IMI International Management Institute Switzerland
- Motto: Aiming For Excellence in International Hospitality Management.
- Type: Hospitality and Business school
- Established: August, 1991
- Affiliations: Manchester Metropolitan University, United Kingdom, Confederation of Tourism and Hospitality, BAC, eduQua, QQQ
- President: Heinz Buerki
- Faculty: 30
- Students: 400 per year, In-house: 200, in internship: 200
- Undergraduates: 360
- Postgraduates: 40 MSc, PgD
- Location: Kastanienbaum-Luzern, Switzerland
- Campus: Kastanienbaum, Luzern;
- Website: http://www.imi-luzern.com

= IMI International Management Institute Switzerland =

Business school in 	Kastanienbaum-Luzern, Switzerland

IMI International Management Institute, Switzerland is a private hospitality school offering programmes from Foundation level to Master of Science.

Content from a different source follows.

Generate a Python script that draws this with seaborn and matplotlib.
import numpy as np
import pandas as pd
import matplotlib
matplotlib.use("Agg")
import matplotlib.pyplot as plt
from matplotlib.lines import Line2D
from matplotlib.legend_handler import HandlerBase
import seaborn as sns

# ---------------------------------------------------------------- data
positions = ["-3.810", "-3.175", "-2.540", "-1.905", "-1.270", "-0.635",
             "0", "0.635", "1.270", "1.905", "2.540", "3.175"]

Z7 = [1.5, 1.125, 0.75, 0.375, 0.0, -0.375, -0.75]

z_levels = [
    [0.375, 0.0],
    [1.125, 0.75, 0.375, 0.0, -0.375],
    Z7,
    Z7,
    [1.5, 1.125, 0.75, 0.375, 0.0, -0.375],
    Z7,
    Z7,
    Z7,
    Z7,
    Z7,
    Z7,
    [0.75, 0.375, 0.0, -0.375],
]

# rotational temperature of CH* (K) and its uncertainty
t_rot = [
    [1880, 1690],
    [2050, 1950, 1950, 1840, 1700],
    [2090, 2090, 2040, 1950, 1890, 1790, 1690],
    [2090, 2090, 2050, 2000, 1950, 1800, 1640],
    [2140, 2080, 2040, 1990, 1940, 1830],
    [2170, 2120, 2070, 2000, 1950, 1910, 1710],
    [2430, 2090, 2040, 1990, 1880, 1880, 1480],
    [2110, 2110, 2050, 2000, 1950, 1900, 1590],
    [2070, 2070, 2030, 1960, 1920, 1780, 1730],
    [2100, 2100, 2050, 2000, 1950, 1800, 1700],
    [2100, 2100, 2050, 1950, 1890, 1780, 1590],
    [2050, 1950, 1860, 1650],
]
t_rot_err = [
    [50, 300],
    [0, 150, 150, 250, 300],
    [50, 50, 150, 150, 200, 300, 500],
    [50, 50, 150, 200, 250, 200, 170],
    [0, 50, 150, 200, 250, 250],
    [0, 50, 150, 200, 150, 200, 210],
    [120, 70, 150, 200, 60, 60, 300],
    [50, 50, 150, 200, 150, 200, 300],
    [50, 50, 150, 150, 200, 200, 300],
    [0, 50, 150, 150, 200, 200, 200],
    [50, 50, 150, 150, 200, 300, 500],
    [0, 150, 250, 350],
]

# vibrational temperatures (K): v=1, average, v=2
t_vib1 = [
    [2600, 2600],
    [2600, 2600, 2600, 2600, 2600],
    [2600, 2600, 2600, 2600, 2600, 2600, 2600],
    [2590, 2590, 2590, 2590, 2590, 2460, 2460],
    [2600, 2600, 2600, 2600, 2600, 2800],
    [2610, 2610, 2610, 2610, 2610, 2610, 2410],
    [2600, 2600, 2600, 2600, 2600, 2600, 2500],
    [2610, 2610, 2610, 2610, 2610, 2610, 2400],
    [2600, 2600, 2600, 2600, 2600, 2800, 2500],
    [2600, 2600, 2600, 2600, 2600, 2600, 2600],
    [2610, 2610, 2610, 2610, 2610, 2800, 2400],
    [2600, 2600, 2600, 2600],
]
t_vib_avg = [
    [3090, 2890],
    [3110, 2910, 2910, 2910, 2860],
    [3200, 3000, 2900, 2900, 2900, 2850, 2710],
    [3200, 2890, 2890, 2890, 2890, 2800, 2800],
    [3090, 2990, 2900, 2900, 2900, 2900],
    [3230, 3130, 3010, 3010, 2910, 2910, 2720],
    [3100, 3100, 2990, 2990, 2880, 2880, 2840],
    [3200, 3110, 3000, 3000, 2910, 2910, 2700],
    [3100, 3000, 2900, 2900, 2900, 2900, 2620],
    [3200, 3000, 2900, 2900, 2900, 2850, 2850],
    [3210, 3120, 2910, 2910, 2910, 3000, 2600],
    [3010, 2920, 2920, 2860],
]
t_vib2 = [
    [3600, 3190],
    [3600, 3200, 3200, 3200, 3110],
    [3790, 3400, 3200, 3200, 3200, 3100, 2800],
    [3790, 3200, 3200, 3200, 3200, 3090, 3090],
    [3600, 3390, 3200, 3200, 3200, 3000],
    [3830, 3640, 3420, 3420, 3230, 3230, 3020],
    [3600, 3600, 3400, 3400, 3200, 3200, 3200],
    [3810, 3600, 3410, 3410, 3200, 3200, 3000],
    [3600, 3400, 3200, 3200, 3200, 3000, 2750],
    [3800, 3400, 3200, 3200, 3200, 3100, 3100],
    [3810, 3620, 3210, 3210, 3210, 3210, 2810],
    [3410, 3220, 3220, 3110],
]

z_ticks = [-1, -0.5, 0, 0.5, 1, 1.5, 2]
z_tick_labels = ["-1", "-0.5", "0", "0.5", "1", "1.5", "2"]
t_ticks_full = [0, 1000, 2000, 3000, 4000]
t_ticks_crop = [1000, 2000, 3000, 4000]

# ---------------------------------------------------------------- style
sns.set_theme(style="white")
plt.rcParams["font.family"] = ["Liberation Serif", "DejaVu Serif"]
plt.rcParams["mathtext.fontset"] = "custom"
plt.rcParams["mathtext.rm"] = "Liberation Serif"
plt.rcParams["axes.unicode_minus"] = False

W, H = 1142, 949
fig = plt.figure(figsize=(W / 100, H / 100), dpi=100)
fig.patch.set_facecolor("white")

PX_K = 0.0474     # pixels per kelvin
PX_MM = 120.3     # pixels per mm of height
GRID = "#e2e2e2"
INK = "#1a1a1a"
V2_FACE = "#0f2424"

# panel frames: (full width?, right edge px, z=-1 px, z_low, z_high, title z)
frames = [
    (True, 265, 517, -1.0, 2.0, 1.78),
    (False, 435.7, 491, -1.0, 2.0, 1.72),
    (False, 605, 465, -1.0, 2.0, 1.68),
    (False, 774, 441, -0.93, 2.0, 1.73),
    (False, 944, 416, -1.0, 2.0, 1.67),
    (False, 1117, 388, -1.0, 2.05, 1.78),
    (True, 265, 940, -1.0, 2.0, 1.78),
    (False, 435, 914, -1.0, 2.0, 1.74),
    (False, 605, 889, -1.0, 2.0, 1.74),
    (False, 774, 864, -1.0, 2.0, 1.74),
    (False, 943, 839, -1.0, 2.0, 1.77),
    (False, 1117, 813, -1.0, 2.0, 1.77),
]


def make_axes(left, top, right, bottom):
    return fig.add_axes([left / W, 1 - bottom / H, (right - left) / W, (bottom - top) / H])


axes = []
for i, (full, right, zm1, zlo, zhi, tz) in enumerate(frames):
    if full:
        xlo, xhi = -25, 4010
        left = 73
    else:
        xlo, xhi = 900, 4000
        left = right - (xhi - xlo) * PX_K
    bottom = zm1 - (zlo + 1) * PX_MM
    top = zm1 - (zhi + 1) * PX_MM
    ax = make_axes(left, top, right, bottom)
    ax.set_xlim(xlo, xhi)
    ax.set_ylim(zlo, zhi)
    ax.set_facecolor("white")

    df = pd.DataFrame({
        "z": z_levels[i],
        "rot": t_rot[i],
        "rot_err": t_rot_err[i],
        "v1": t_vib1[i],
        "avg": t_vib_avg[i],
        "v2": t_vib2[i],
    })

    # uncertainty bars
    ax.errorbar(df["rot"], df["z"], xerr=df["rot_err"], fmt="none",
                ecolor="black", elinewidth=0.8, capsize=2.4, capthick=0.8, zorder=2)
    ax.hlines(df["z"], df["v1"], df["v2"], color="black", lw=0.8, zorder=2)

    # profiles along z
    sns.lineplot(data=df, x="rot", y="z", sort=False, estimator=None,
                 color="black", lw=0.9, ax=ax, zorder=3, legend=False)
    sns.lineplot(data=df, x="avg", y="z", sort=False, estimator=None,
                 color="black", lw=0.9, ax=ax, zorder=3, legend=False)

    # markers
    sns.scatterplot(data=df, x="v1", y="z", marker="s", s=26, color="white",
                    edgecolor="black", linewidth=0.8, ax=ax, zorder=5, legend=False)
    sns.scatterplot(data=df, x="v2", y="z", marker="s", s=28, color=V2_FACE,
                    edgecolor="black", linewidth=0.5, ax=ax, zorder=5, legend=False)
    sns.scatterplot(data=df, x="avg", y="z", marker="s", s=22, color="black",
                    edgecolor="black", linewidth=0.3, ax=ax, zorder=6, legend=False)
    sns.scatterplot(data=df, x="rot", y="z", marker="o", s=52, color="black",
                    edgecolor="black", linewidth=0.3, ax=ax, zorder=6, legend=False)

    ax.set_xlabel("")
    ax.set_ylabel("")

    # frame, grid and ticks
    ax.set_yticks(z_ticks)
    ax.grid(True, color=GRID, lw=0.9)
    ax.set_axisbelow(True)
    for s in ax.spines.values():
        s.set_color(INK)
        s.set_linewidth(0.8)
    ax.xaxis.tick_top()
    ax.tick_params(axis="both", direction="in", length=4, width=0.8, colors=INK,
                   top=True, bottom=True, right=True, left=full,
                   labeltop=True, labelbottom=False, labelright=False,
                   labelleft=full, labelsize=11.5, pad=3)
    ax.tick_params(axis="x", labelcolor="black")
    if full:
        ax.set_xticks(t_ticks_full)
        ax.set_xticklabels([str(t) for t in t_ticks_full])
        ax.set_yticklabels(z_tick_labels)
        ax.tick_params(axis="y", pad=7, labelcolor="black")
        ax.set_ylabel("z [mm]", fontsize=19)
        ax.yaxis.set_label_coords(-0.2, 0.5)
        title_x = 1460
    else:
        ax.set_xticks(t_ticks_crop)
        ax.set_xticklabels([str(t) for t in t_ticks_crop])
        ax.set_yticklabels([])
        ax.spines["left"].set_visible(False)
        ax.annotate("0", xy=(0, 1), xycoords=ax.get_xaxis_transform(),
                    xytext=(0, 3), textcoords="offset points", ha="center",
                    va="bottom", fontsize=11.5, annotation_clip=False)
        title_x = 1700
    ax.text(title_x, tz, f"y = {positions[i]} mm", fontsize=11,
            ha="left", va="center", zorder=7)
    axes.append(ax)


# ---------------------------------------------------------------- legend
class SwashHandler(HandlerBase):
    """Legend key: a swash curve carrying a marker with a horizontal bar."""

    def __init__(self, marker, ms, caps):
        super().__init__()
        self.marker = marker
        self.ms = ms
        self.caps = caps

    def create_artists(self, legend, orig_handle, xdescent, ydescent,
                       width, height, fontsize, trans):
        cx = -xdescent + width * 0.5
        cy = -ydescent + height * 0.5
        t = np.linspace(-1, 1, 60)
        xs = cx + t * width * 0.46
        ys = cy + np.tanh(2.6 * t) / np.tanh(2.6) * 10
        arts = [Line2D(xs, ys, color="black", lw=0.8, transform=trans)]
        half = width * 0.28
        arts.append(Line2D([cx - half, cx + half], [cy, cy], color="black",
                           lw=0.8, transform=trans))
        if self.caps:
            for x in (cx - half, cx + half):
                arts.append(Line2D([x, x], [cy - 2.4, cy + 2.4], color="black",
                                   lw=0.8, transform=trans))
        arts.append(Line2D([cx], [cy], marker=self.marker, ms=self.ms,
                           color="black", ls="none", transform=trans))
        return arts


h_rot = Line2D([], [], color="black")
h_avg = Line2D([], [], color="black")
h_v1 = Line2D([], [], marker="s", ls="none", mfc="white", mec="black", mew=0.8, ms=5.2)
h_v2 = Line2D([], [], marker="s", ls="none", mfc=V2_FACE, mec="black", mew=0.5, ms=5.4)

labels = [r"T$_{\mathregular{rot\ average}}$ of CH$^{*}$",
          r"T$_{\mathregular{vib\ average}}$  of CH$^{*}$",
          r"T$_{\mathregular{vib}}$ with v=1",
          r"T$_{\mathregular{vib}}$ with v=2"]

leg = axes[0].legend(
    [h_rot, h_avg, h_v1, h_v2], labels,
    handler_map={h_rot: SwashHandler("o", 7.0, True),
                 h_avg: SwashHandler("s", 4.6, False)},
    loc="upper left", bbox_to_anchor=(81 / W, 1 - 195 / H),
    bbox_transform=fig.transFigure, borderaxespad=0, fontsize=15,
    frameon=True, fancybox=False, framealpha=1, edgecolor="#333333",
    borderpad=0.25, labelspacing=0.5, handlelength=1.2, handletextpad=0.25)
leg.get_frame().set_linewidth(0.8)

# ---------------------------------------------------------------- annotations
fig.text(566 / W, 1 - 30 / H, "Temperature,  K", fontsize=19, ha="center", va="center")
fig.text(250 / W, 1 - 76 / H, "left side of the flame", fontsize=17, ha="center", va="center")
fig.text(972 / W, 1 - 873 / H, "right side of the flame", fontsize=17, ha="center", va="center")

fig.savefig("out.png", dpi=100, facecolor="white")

It offers students the opportunity to undertake paid, practical internships as part of their programme either in Switzerland or internationally. It is one of Switzerland's smaller private hotel schools (with a maximum of 200 students per semester) and aims to offer students a highly personalised educational experience.

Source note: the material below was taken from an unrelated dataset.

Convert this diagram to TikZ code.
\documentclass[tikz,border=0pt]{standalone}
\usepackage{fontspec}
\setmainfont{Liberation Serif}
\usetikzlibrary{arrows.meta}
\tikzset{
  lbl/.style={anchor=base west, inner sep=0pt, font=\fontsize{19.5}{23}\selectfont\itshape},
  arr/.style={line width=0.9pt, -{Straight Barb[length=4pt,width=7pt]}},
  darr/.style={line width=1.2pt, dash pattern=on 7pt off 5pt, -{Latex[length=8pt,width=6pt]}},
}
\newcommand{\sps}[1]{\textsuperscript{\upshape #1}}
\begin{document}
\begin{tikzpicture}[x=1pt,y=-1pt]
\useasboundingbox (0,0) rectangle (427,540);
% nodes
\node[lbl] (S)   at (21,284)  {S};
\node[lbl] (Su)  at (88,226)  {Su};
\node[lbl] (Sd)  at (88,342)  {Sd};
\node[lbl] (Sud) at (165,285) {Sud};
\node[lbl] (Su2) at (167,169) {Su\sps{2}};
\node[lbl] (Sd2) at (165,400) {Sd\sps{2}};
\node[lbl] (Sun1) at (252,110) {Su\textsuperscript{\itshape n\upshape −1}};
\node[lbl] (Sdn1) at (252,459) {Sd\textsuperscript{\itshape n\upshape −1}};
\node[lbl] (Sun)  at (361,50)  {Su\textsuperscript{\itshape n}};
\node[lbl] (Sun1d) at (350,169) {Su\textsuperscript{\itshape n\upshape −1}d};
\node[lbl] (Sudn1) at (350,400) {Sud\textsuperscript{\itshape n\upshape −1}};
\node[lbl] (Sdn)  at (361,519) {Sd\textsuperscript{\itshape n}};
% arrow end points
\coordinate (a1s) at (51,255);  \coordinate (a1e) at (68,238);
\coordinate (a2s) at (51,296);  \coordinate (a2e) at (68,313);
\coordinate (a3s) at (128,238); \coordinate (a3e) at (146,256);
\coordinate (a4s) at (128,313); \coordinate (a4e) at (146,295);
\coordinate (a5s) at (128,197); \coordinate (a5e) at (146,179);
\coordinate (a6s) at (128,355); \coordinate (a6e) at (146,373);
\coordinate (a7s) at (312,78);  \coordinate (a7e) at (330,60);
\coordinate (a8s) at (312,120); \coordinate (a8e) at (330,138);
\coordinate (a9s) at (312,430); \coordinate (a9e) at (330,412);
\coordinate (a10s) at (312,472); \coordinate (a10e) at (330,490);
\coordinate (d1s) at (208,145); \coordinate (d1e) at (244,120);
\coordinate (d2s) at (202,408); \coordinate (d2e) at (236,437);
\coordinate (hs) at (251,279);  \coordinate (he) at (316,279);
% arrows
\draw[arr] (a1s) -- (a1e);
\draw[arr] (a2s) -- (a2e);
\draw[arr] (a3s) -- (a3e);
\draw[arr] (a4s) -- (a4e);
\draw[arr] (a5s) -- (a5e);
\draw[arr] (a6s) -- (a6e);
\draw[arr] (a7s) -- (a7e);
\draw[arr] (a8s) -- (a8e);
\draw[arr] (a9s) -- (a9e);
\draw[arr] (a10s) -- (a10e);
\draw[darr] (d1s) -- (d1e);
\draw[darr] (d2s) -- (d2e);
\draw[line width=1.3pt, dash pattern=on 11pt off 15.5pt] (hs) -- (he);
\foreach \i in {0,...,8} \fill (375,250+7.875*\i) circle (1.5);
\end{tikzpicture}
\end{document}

The school has over 30 years of offering Swiss hospitality education and was named in the top 20 providers of hospitality management education in the 2025 QS World University Rankings.

==Programs==
- Certificate in Hotel & Tourism Management
- BA (Hons) International Hospitality Business Management
- BA (Hons) International Culinary Management
- BA (Hons) International Business Management
- MSc in International Hospitality Business Management
- Graduate Diploma in International Hospitality Management
- Graduate Diploma in International Culinary Arts

==History==
In August 1991 the International Management Institute was founded at the Hotel Waldstaetten in Weggis with 55 students. By 1995 180 students per semester were being taught at IMI. In 1997 the current campus was launched in Kastanienbaum 12 bus minutes away from Lucerne. Today, around 200 students are studying each academic semester at IMI.

==Campuses==
===IMI Campus===
IMI Kastanienbaum campus is overlooked by Pilatus (mountain) and is situated on the banks of Lake Lucerne.